*Instructions to follow*. Give an exact copy of every line, leaving images out.

*Available data*.
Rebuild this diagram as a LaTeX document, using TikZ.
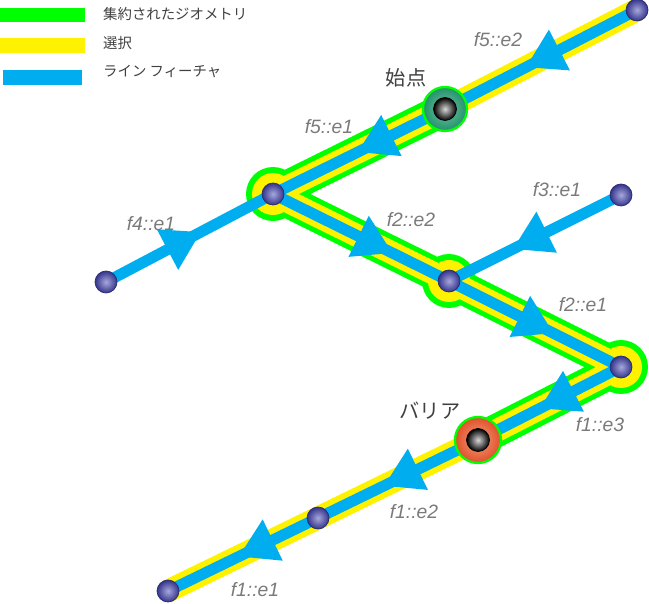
\documentclass[tikz,border=0pt]{standalone}
\usepackage{fontspec}
\setmainfont{Liberation Sans}
\newfontfamily\jpfont{Noto Sans CJK JP}
\usetikzlibrary{arrows.meta,decorations.markings,positioning,calc}
\definecolor{aggrgreen}{HTML}{00FF00}
\definecolor{selyellow}{HTML}{FFF200}
\definecolor{lineblue}{HTML}{00AEEF}
\definecolor{labelgray}{HTML}{7A7A7A}
\definecolor{textgray}{HTML}{404040}
\definecolor{balllight}{HTML}{A8A8DC}
\definecolor{balldark}{HTML}{34348C}
\definecolor{teallight}{HTML}{6CC9A6}
\definecolor{tealdark}{HTML}{23906A}
\definecolor{redlight}{HTML}{F4A07E}
\definecolor{reddark}{HTML}{E0502A}

\begin{document}
\begin{tikzpicture}[x=0.02cm, y=-0.02cm,
    aggr/.style={draw=aggrgreen, line width=18.8pt, line join=round},
    sel/.style={draw=selyellow, line width=13pt, line join=round},
    feat/.style={draw=lineblue, line width=6.3pt},
    edgearrow/.style={postaction={decorate}, decoration={markings,
        mark=at position #1 with {\arrow[lineblue]{Triangle[length=0.76cm,width=0.86cm]}}}},
    vertex/.style={circle, inner sep=0pt, minimum size=0.44cm,
        inner color=balllight, outer color=balldark, draw=balldark!80!black, line width=0.4pt},
    coreball/.style={circle, inner sep=0pt, minimum size=0.46cm,
        inner color=white!85!black, outer color=black, draw=black, line width=0.4pt},
    edgelabel/.style={text=labelgray, font=\itshape\fontsize{11}{13}\selectfont},
    jplabel/.style={text=textgray, font=\jpfont\fontsize{11.5}{13}\selectfont},
    legendtext/.style={text=textgray, anchor=west, font=\jpfont\fontsize{8.2}{10}\selectfont}]
        % Frame
        \useasboundingbox (0,0) rectangle (649,604);
        % Positions
        \coordinate (top) at (637,10);
        \coordinate (start) at (445,109);
        \coordinate (j1) at (273,194);
        \coordinate (f4end) at (106,282);
        \coordinate (j2) at (449,281);
        \coordinate (f3end) at (621,195);
        \coordinate (j3) at (621,367);
        \coordinate (barrier) at (478,440);
        \coordinate (mid) at (318,518);
        \coordinate (bottom) at (168,591);
        % Legend
        \fill[aggrgreen] (0,8) rectangle (85,22);
        \fill[selyellow] (0,38) rectangle (85,53);
        \fill[lineblue] (3,70) rectangle (82,85);
        \node[legendtext] (legaggr) at (97,14) {集約されたジオメトリ};
        \node[legendtext] (legsel) at (97,43) {選択};
        \node[legendtext] (legfeat) at (97,72) {ライン フィーチャ};
        % Aggregated geometry
        \draw[aggr] (start) -- (j1) -- (j2) -- (j3) -- (barrier);
        \foreach \j in {j1,j2,j3}
            \fill[aggrgreen] (\j) circle (0.54cm);
        % Selection
        \draw[sel] (top) -- (start) -- (j1) -- (j2) -- (j3) -- (barrier) -- (mid) -- (bottom);
        \foreach \j in {j1,j2,j3}
            \fill[selyellow] (\j) circle (0.42cm);
        % Line features
        \draw[feat, edgearrow=0.58] (top) -- (start);
        \draw[feat, edgearrow=0.51] (start) -- (j1);
        \draw[feat, edgearrow=0.57] (f4end) -- (j1);
        \draw[feat, edgearrow=0.68] (j1) -- (j2);
        \draw[feat, edgearrow=0.63] (f3end) -- (j2);
        \draw[feat, edgearrow=0.61] (j2) -- (j3);
        \draw[feat, edgearrow=0.57] (j3) -- (barrier);
        \draw[feat, edgearrow=0.59] (barrier) -- (mid);
        \draw[feat, edgearrow=0.53] (mid) -- (bottom);
        % Vertices
        \foreach \v in {top,j1,f4end,j2,f3end,j3,mid,bottom}
            \node[vertex] (\v ball) at (\v) {};
        % Start point and barrier
        \node[circle, minimum size=0.88cm, draw=aggrgreen, line width=1.3pt,
              inner color=teallight, outer color=tealdark] (startring) at (start) {};
        \node[coreball] (startcore) at (start) {};
        \node[circle, minimum size=0.92cm, draw=aggrgreen, line width=1.3pt,
              inner color=redlight, outer color=reddark] (barrierring) at (barrier) {};
        \node[coreball] (barriercore) at (barrier) {};
        % Labels
        \node[jplabel] (startlabel) at (406,78) {始点};
        \node[jplabel] (barrierlabel) at (430,411) {バリア};
        \node[edgelabel] (lblfiveb) at (498,40) {f5::e2};
        \node[edgelabel] (lblfivea) at (329,127) {f5::e1};
        \node[edgelabel] (lblfoura) at (151,224) {f4::e1};
        \node[edgelabel] (lbltwob) at (411,220) {f2::e2};
        \node[edgelabel] (lblthreea) at (557,190) {f3::e1};
        \node[edgelabel] (lbltwoa) at (583,305) {f2::e1};
        \node[edgelabel] (lblonec) at (600,425) {f1::e3};
        \node[edgelabel] (lbloneb) at (414,512) {f1::e2};
        \node[edgelabel] (lblonea) at (255,590) {f1::e1};
\end{tikzpicture}
\end{document}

*The result*.
Rebuild this diagram as a LaTeX document, using TikZ.
\documentclass[tikz,border=0pt]{standalone}
\usepackage{fontspec}
\setmainfont{Liberation Sans}
\newfontfamily\jpfont{Noto Sans CJK JP}
\usetikzlibrary{arrows.meta,decorations.markings,positioning,calc}
\definecolor{aggrgreen}{HTML}{00FF00}
\definecolor{selyellow}{HTML}{FFF200}
\definecolor{lineblue}{HTML}{00AEEF}
\definecolor{labelgray}{HTML}{7A7A7A}
\definecolor{textgray}{HTML}{404040}
\definecolor{balllight}{HTML}{A8A8DC}
\definecolor{balldark}{HTML}{34348C}
\definecolor{teallight}{HTML}{6CC9A6}
\definecolor{tealdark}{HTML}{23906A}
\definecolor{redlight}{HTML}{F4A07E}
\definecolor{reddark}{HTML}{E0502A}

\begin{document}
\begin{tikzpicture}[x=0.02cm, y=-0.02cm,
    aggr/.style={draw=aggrgreen, line width=18.8pt, line join=round},
    sel/.style={draw=selyellow, line width=13pt, line join=round},
    feat/.style={draw=lineblue, line width=6.3pt},
    edgearrow/.style={postaction={decorate}, decoration={markings,
        mark=at position #1 with {\arrow[lineblue]{Triangle[length=0.76cm,width=0.86cm]}}}},
    vertex/.style={circle, inner sep=0pt, minimum size=0.44cm,
        inner color=balllight, outer color=balldark, draw=balldark!80!black, line width=0.4pt},
    coreball/.style={circle, inner sep=0pt, minimum size=0.46cm,
        inner color=white!85!black, outer color=black, draw=black, line width=0.4pt},
    edgelabel/.style={text=labelgray, font=\itshape\fontsize{11}{13}\selectfont},
    jplabel/.style={text=textgray, font=\jpfont\fontsize{11.5}{13}\selectfont},
    legendtext/.style={text=textgray, anchor=west, font=\jpfont\fontsize{8.2}{10}\selectfont}]
        % Frame
        \useasboundingbox (0,0) rectangle (649,604);
        % Positions
        \coordinate (top) at (637,10);
        \coordinate (start) at (445,109);
        \coordinate (j1) at (273,194);
        \coordinate (f4end) at (106,282);
        \coordinate (j2) at (449,281);
        \coordinate (f3end) at (621,195);
        \coordinate (j3) at (621,367);
        \coordinate (barrier) at (478,440);
        \coordinate (mid) at (318,518);
        \coordinate (bottom) at (168,591);
        % Legend
        \fill[aggrgreen] (0,8) rectangle (85,22);
        \fill[selyellow] (0,38) rectangle (85,53);
        \fill[lineblue] (3,70) rectangle (82,85);
        \node[legendtext] (legaggr) at (97,14) {集約されたジオメトリ};
        \node[legendtext] (legsel) at (97,43) {選択};
        \node[legendtext] (legfeat) at (97,72) {ライン フィーチャ};
        % Aggregated geometry
        \draw[aggr] (start) -- (j1) -- (j2) -- (j3) -- (barrier);
        \foreach \j in {j1,j2,j3}
            \fill[aggrgreen] (\j) circle (0.54cm);
        % Selection
        \draw[sel] (top) -- (start) -- (j1) -- (j2) -- (j3) -- (barrier) -- (mid) -- (bottom);
        \foreach \j in {j1,j2,j3}
            \fill[selyellow] (\j) circle (0.42cm);
        % Line features
        \draw[feat, edgearrow=0.58] (top) -- (start);
        \draw[feat, edgearrow=0.51] (start) -- (j1);
        \draw[feat, edgearrow=0.57] (f4end) -- (j1);
        \draw[feat, edgearrow=0.68] (j1) -- (j2);
        \draw[feat, edgearrow=0.63] (f3end) -- (j2);
        \draw[feat, edgearrow=0.61] (j2) -- (j3);
        \draw[feat, edgearrow=0.57] (j3) -- (barrier);
        \draw[feat, edgearrow=0.59] (barrier) -- (mid);
        \draw[feat, edgearrow=0.53] (mid) -- (bottom);
        % Vertices
        \foreach \v in {top,j1,f4end,j2,f3end,j3,mid,bottom}
            \node[vertex] (\v ball) at (\v) {};
        % Start point and barrier
        \node[circle, minimum size=0.88cm, draw=aggrgreen, line width=1.3pt,
              inner color=teallight, outer color=tealdark] (startring) at (start) {};
        \node[coreball] (startcore) at (start) {};
        \node[circle, minimum size=0.92cm, draw=aggrgreen, line width=1.3pt,
              inner color=redlight, outer color=reddark] (barrierring) at (barrier) {};
        \node[coreball] (barriercore) at (barrier) {};
        % Labels
        \node[jplabel] (startlabel) at (406,78) {始点};
        \node[jplabel] (barrierlabel) at (430,411) {バリア};
        \node[edgelabel] (lblfiveb) at (498,40) {f5::e2};
        \node[edgelabel] (lblfivea) at (329,127) {f5::e1};
        \node[edgelabel] (lblfoura) at (151,224) {f4::e1};
        \node[edgelabel] (lbltwob) at (411,220) {f2::e2};
        \node[edgelabel] (lblthreea) at (557,190) {f3::e1};
        \node[edgelabel] (lbltwoa) at (583,305) {f2::e1};
        \node[edgelabel] (lblonec) at (600,425) {f1::e3};
        \node[edgelabel] (lbloneb) at (414,512) {f1::e2};
        \node[edgelabel] (lblonea) at (255,590) {f1::e1};
\end{tikzpicture}
\end{document}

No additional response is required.